The Human Rights Commission of Sri Lanka (HRCSL) has requested President Ranil Wickremesinghe not to table the Anti-Terrorism Bill (ATB) in parliament, in its current format.
In a letter addressed to the Head of State, the organization said the Bill, in its current format, should not be presented to the parliament until a national dialogue – one with broad spectrum participation – is concluded and its recommendations are published along with a clear action plan.
The rights group is of the firm view that establishing a national dialogue that equally addresses the peace and reconciliation process will better define the contextual necessity for a Bill comparable to the proposed ATB.
“More importantly it will show the government’s commitment to ensuring and building further peace and harmony amongst the nation’s citizenry.” The HRCSL believes that a heightened level of patriotism and productivity amongst all Sri Lankans will be a direct result of this.
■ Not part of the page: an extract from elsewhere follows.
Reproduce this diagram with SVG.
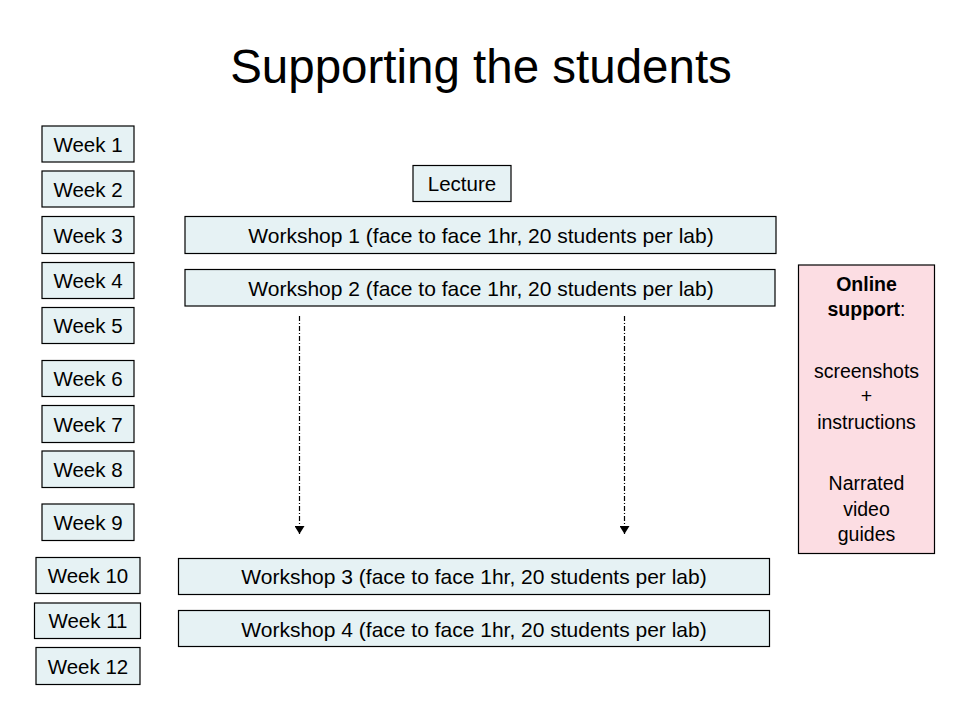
<svg xmlns="http://www.w3.org/2000/svg" width="960" height="720" viewBox="0 0 960 720">
<style>
.t{font-family:"Liberation Sans",Arial,sans-serif;fill:#000}
.wk rect{fill:#e6f2f4;stroke:#000;stroke-width:1.2}
.wk text{font-size:20.5px;text-anchor:middle}
.ws rect{fill:#e6f2f4;stroke:#000;stroke-width:1.2}
.ws text{font-size:21px;text-anchor:middle}
.os rect{fill:#fcdde3;stroke:#000;stroke-width:1.2}
.os text{font-size:19.5px;text-anchor:middle}
.conn line{stroke:#000;stroke-width:1.2;stroke-dasharray:5 2 1 2}
</style>
<defs>
<marker id="ah" viewBox="0 0 8 10" refX="8" refY="5" markerWidth="8" markerHeight="10" markerUnits="userSpaceOnUse" orient="auto">
<path d="M0,0 L8,5 L0,10 Z" fill="#000"/>
</marker>
</defs>
<rect width="960" height="720" fill="#fff"/>
<text class="t" x="481" y="83" font-size="47.5" text-anchor="middle">Supporting the students</text>

<g id="week1" class="wk"><rect x="42" y="126" width="92" height="36"/><text class="t" x="88" y="152">Week 1</text></g>
<g id="week2" class="wk"><rect x="42" y="171" width="92" height="36"/><text class="t" x="88" y="197">Week 2</text></g>
<g id="week3" class="wk"><rect x="42" y="216.5" width="92" height="37"/><text class="t" x="88" y="243">Week 3</text></g>
<g id="week4" class="wk"><rect x="42" y="262.5" width="92" height="36"/><text class="t" x="88" y="288">Week 4</text></g>
<g id="week5" class="wk"><rect x="42" y="307.5" width="92" height="36"/><text class="t" x="88" y="333">Week 5</text></g>
<g id="week6" class="wk"><rect x="42" y="360.5" width="92" height="36"/><text class="t" x="88" y="386">Week 6</text></g>
<g id="week7" class="wk"><rect x="42" y="405.5" width="92" height="37"/><text class="t" x="88" y="432">Week 7</text></g>
<g id="week8" class="wk"><rect x="42" y="451" width="92" height="36.5"/><text class="t" x="88" y="477">Week 8</text></g>
<g id="week9" class="wk"><rect x="42" y="504" width="92" height="36.5"/><text class="t" x="88" y="530">Week 9</text></g>
<g id="week10" class="wk"><rect x="36" y="557.5" width="104" height="36"/><text class="t" x="88" y="583">Week 10</text></g>
<g id="week11" class="wk"><rect x="34.5" y="603" width="106" height="35.5"/><text class="t" x="88" y="628">Week 11</text></g>
<g id="week12" class="wk"><rect x="36" y="647.5" width="104" height="37"/><text class="t" x="88" y="674">Week 12</text></g>

<g id="lecture" class="ws"><rect x="413" y="165.5" width="98" height="36"/><text class="t" x="462" y="191" style="font-size:20.5px">Lecture</text></g>
<g id="workshop1" class="ws"><rect x="185" y="216.5" width="591" height="37"/><text class="t" x="481" y="243">Workshop 1 (face to face 1hr, 20 students per lab)</text></g>
<g id="workshop2" class="ws"><rect x="185" y="269.5" width="590" height="36.5"/><text class="t" x="481" y="296">Workshop 2 (face to face 1hr, 20 students per lab)</text></g>
<g id="workshop3" class="ws"><rect x="178.5" y="558.5" width="591" height="36"/><text class="t" x="474" y="584">Workshop 3 (face to face 1hr, 20 students per lab)</text></g>
<g id="workshop4" class="ws"><rect x="178.5" y="610.5" width="591" height="36"/><text class="t" x="474" y="637">Workshop 4 (face to face 1hr, 20 students per lab)</text></g>

<g id="online" class="os"><rect x="798.5" y="265" width="136" height="288.5"/>
<text class="t" x="866.5" y="291"><tspan font-weight="bold">Online</tspan></text>
<text class="t" x="866.5" y="316"><tspan font-weight="bold">support</tspan>:</text>
<text class="t" x="866.5" y="378">screenshots</text>
<text class="t" x="866.5" y="403">+</text>
<text class="t" x="866.5" y="429">instructions</text>
<text class="t" x="866.5" y="490">Narrated</text>
<text class="t" x="866.5" y="516">video</text>
<text class="t" x="866.5" y="541">guides</text>
</g>

<g id="connectors" class="conn">
<line x1="299.5" y1="316" x2="299.5" y2="534" marker-end="url(#ah)"/>
<line x1="624.5" y1="316" x2="624.5" y2="534" marker-end="url(#ah)"/>
</g>
</svg>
The HRCSL, in its letter, says it recently conducted a round table discussion with the leadership of several civil society groups, during which the concerns about the proposed ATB was highlighted.
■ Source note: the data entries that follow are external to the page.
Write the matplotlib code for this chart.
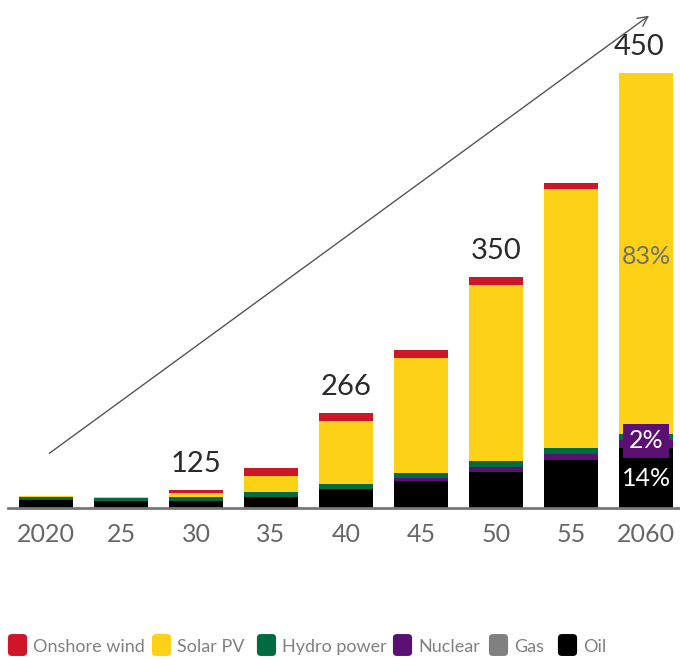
import matplotlib
matplotlib.use("Agg")
import matplotlib.pyplot as plt
from matplotlib import font_manager
from matplotlib.patches import FancyBboxPatch
import numpy as np

font = "Lato"
names = {f.name for f in font_manager.fontManager.ttflist}
if "Lato" not in names:
    font = "DejaVu Sans"
plt.rcParams["font.family"] = [font, "DejaVu Sans"]
weight = "normal"

# data
years = ["2020", "25", "30", "35", "40", "45", "50", "55", "2060"]
oil = [8, 7, 7, 10.7, 18.7, 27, 36, 48, 60]
gas = [0, 0, 0, 0, 0, 0, 0, 0, 0]
nuclear = [0, 0, 0, 0, 0.6, 3, 5, 6, 8.5]
hydro = [3.3, 3, 3.7, 5.3, 4.7, 5, 6, 6, 6]
solar = [0.7, 1, 4.3, 16, 63.3, 115, 176, 259, 360.5]
wind = [0, 0, 3, 8, 7.7, 8, 8, 6, 0]
totals_txt = {2: "125", 4: "266", 6: "350", 8: "450"}
share_labels = {"solar": "83%", "nuclear": "2%", "oil": "14%"}

series = [
    ("Oil", oil, "#000000"),
    ("Gas", gas, "#808080"),
    ("Nuclear", nuclear, "#5b0f73"),
    ("Hydro power", hydro, "#006b3f"),
    ("Solar PV", solar, "#fdd116"),
    ("Onshore wind", wind, "#cf1528"),
]
legend_order = ["Onshore wind", "Solar PV", "Hydro power", "Nuclear", "Gas", "Oil"]

fig = plt.figure(figsize=(6.8, 6.6), dpi=100)
ax = fig.add_axes([8 / 680, 152 / 660, 672 / 680, 508 / 660])

x = np.arange(len(years))
bottom = np.zeros(len(years))
for name, vals, col in series:
    vals = np.array(vals, dtype=float)
    ax.bar(x, vals, 0.72, bottom=bottom, color=col, linewidth=0, zorder=2)
    bottom += vals

ax.set_xlim(-0.507, 8.453)
ax.set_ylim(0, 508)

for s in ["top", "right", "left"]:
    ax.spines[s].set_visible(False)
ax.spines["bottom"].set_color("#777777")
ax.spines["bottom"].set_linewidth(2)
ax.spines["bottom"].set_zorder(3)
ax.set_yticks([])
ax.set_xticks(x)
ax.set_xticklabels(years, fontsize=18, color="#666666", fontweight=weight)
ax.tick_params(axis="x", length=0, pad=11)

# labels above selected bars
for i, txt in totals_txt.items():
    ax.text(x[i] - 0.09 * (i == 8), bottom[i] + 13, txt, ha="center", va="bottom",
            fontsize=21, color="#2a2a2a", fontweight=weight, zorder=4)

# share labels on the 2060 bar
last = len(years) - 1
ax.text(x[last], oil[last] / 2 - 1, share_labels["oil"], ha="center", va="center",
        fontsize=18, color="white", fontweight=weight, zorder=4)
ax.text(x[last], oil[last] + 7, share_labels["nuclear"], ha="center", va="center",
        fontsize=18, color="white", fontweight=weight, zorder=4,
        bbox=dict(boxstyle="square,pad=0.22", fc="#5b0f73", ec="none"))
ax.text(x[last], 252, share_labels["solar"], ha="center", va="center",
        fontsize=18, color="#707070", fontweight=weight, zorder=4)

# growth arrow
ax.annotate("", xy=(8.07, 494), xytext=(0.013, 53),
            arrowprops=dict(arrowstyle="->,head_length=0.7,head_width=0.35",
                            color="#555555", lw=1.0), zorder=1)

# legend along the bottom
colors = {n: c for n, _, c in series}
lx = [8, 152, 257, 393, 489, 558]
for px, name in zip(lx, legend_order):
    fig.patches.append(FancyBboxPatch(((px + 4) / 680, 8 / 660), 11 / 680, 14 / 660,
                                      boxstyle="round,pad=0.006", fc=colors[name], ec="none",
                                      transform=fig.transFigure))
    fig.text((px + 25) / 680, 13 / 660, name, fontsize=13, color="#808080",
             fontweight=weight, va="center", ha="left")

fig.savefig("out.png", dpi=100)
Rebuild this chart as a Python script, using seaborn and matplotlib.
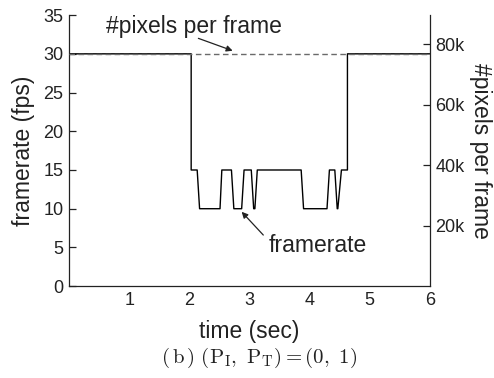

Following the discussion, the HRCSL arrived at the decision that it is prudent to better understand the purpose of the proposed ATB against the context of Sri Lanka today.
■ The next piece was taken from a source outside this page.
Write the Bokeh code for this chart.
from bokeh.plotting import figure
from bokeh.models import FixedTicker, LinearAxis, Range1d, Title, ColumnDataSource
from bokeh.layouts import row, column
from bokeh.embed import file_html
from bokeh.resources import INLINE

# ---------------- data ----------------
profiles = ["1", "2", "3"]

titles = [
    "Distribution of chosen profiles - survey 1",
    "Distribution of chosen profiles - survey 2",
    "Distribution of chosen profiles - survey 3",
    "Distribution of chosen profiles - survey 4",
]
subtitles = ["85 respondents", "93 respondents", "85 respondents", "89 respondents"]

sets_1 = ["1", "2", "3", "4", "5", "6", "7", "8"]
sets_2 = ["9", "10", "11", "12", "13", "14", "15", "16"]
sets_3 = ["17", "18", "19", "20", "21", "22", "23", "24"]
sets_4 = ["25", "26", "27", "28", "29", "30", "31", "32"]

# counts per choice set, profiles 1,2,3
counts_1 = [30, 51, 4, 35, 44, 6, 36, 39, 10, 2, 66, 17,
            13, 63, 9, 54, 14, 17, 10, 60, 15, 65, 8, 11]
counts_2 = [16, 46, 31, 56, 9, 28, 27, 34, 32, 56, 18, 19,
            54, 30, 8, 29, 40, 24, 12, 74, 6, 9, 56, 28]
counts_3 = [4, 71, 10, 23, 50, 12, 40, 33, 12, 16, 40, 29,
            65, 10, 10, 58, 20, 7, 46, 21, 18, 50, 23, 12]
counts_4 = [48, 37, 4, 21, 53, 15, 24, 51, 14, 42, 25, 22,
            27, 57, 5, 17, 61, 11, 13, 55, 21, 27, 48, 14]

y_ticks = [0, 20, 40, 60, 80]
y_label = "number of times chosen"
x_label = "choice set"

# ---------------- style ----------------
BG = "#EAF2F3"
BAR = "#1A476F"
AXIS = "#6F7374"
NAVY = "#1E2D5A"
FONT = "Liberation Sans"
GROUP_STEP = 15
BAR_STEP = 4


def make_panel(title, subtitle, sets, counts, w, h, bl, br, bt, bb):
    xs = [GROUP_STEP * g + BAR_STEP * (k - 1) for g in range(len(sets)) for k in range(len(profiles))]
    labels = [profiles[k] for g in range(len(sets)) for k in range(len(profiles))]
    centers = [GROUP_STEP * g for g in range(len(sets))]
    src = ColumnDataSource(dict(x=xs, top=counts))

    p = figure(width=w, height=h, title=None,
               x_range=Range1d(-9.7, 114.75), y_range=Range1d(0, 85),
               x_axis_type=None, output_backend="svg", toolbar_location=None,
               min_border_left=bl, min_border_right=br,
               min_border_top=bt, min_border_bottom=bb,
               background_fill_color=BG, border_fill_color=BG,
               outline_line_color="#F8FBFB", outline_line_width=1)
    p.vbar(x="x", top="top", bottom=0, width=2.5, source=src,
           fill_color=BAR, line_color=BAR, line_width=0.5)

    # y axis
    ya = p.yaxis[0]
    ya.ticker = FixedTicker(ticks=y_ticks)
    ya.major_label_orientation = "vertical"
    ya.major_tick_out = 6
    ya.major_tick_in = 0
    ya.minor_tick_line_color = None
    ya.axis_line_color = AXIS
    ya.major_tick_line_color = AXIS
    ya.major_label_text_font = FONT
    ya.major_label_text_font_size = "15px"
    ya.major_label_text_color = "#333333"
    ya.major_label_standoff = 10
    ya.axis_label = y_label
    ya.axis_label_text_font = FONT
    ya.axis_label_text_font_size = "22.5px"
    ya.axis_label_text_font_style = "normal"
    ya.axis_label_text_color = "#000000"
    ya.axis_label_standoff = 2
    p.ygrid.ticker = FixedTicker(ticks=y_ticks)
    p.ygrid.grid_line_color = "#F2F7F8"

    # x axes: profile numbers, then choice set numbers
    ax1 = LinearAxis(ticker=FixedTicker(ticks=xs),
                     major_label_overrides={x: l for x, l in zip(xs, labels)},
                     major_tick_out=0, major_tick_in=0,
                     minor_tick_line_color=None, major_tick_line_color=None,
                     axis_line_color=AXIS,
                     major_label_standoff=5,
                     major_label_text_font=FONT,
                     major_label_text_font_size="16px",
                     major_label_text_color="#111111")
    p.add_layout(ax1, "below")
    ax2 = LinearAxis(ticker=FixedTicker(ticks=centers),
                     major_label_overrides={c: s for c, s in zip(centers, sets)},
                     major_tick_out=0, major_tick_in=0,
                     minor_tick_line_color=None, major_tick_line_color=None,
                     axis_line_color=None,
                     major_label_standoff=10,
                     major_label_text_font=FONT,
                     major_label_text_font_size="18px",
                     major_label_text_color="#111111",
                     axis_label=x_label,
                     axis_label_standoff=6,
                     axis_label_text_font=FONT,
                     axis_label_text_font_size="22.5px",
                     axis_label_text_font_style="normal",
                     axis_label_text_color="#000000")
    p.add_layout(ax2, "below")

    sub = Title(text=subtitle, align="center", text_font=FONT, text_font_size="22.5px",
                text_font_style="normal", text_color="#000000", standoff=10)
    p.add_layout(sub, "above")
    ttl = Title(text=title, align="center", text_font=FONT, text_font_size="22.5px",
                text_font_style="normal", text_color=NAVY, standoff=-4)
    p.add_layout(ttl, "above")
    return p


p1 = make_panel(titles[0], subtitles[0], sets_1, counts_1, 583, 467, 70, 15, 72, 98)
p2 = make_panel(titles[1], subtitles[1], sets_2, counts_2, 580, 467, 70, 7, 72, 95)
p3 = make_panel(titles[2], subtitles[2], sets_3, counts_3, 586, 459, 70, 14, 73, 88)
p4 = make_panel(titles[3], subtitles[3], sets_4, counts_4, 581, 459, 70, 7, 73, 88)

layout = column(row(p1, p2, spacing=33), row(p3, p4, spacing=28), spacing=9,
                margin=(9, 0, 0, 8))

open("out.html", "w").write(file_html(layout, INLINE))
The rights group urged the President to take the lead on, and in partnership with your office, a National Dialogue that would better assess and raise awareness of the necessity for the country to have such a Bill.
To address the ATB, the HRCSL says it is imperative to further explore the much-delayed peace and reconciliation process, which would not only be for the communities in the North and East, but also for the communities affected by the uprisings in the South in the 70s and 80s.